Topiary is a strategic tile laying game themed around the ruthless art of competitive topiary. It is simple to play – only two moves: place a person and place a tile – which makes it easy for introducing to younger players but choosing where to lay your tiles can still be mind bendingly difficult for older ages.
In Topiary, everyone is cultivating a shared garden with the intention of shaping it so that their own visitors have the best view of a series of topiary in their line of sight. If topiary is placed carefully, graduating from shortest to tallest, your visitor will get a perfect view of them all. But if a big topiary gets placed at the front the vista is spoiled and visitors can’t see your amazing creations behind it. And so begins a game of best laid plans and ruthless hedge laying.
How the game plays:
The game consists of 40 topiary tiles- each beautifully illustrated with one of 8 simple topiary shapes increasing in size (and respective score) from 1-5. At the start of the game a 5 x5 grid of these tiles is placed faced down in the centre of the table representing the shared garden. The central tile is turned face up just before the start of the game. Players are also given a limited number of visitor meeples (for 2 player game = 8 each, 3 players = 6 each, 4 players= 5 each). There’s a maximum of 32 meeples in 4 different colours.
At the start of the game everyone is dealt 3 tiles face down. On their turn, players place one of their visitor meeples around the edge of the garden claiming one line of sight. Only one meeple is allowed for any horizontal, vertical or diagonal view. Within that line of sight, the player then choose an empty patch of the garden to cultivate (a face down tile), take the face down tile to their hand, compare it with the tiles they’re holding and decide which of the tiles to then lay face up in the garden. Play then moves to the next player. All scoring is done at the end of the game once all meeples have been placed.

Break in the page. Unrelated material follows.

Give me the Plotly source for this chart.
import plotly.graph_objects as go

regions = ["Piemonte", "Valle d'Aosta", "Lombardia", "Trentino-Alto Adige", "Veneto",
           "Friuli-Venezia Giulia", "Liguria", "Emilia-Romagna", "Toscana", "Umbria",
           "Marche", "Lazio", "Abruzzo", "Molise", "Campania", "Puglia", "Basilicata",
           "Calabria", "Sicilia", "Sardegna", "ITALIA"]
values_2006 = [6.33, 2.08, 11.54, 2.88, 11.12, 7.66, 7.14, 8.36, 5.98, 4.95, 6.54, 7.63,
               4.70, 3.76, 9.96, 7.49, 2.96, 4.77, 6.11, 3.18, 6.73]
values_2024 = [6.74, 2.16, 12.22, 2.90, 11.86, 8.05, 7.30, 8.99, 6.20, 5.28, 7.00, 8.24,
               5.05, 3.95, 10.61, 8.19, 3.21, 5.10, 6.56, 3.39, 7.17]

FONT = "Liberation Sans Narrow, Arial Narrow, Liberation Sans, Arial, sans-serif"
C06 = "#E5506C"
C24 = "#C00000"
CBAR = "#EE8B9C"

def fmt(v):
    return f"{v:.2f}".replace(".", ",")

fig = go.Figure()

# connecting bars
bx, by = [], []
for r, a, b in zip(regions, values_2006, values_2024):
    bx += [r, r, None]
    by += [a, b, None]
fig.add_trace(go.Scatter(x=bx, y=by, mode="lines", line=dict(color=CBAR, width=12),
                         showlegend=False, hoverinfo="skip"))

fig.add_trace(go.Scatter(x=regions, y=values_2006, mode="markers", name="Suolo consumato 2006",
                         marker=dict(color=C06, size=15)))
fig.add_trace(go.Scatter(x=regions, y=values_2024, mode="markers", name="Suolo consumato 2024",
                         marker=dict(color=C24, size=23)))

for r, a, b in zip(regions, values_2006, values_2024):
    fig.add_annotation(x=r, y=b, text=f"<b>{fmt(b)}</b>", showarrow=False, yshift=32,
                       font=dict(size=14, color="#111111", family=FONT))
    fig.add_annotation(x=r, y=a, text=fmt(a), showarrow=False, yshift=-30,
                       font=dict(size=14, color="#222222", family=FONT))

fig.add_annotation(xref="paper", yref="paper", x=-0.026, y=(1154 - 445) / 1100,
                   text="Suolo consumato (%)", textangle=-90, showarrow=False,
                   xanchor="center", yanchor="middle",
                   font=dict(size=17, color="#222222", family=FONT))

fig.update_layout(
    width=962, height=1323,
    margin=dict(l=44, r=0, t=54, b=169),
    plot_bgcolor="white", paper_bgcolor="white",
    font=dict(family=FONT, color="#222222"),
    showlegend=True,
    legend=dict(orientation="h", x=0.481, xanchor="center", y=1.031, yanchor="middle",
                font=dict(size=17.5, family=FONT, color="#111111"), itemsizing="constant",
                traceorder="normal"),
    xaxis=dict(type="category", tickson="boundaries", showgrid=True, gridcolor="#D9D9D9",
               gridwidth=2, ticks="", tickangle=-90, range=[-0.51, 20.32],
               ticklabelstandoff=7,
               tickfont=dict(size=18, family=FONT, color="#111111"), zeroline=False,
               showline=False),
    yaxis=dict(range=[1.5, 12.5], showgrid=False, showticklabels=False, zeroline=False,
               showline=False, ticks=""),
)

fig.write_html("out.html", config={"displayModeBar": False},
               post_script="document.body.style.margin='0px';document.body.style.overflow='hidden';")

Our rule variation for younger players:
The original instructions allow sight lines to include any diagonal made up of two or more tiles, but I find this is just too many possibilities to comfortably play and keep track of on the board when playing with kids. Allowing only the diagonals from corner to corner keeps it simple and gives a total of 24 possible sight lines. The original rules also state that placing meeples is mandatory but picking and placing a topiary is optional. With kids we make all the moves mandatory, partly because younger players are always going to want to pick and place tiles anyway but also because it reduces a further degree of mental strategising. I’d reintroduce the original rules if the kids were around 10+, which is the guide age on the box. Believe me, it’s mentally challenging enough to play our simplified version!
Scoring can take a bit of time to calculate at the end. Players total the scores for the topiary visible in the single line of sight claimed for each of their visitor meeples. The tallest topiary score 5 and are most visible so players generally want to lay them where more of their visitors might see them. But tall topiaries block the view of those the same size or shorter behind them. Although the smallest size topiary only scores 1, if you don’t place them in front of your meeples early on you risk opponents placing a great big hedge there and ruining your carefully created vista. This gives players lots to consider when making their move. But players also get additional points for having topiary of the same shape in their line of sight. This means you can be quite opportunistic in laying down a visitor meeple and matching topiary tiles to grab extra points. Tiles left in your hand can also be scored as long as one of your meeple visitors can see a bigger tile of that shape in the garden. To be honest, with younger kids, scoring the tiles held in hand seems like an unnecessary addition but we play it anyway.
What we love about the game:
For us Topiary is definately a game to grow into. For such a simple concept, there is a suprising amount of strategic calculation involved. But we like it because it’s quick to set up and play straightaway and usually only last around 10 minutes. The artwork is beautiful, all gentle watercolours with little details such as the hedge shadows on the score board. Our Renegade games version also comes with 4 very different meeples, including a wheelchair user. I think the theme stops it becoming more of a favourite game for N who would undoubtedly love it if we were creating sight lines in Jurassic park but he enjoys it nonetheless.
The game works well for mixed age play because it can be played either by focusing on your own goals (and inadvertantly blocking others!) or with an eye to disrupting other players. I love playing Topiary because I find it a real mental workout deciding where laying a tile might give me the best possible score and who I need to block. Meanwhile N seems to more easily find where to lay tiles of the same shape and consequently gets some higher scores than the adults. In effect we are playing the same game but with different strategies and levels of mental strain.
With the simplified rules, I think Topiary works well as a tile laying game for younger players but ages 7 or 8+ will really start to appreciate how they can lay tiles to ruin other players’ plans. While the theme and style of gameplay means it certainly won’t appeal to everyone, it’s simplicity, beautiful artwork, and ability to get brains thinking makes Topiary a great family game if you are looking for something a bit more strategic. The option to increase the difficulty by changing the rules also means it’s a game that we can keep going back to as the kids get older.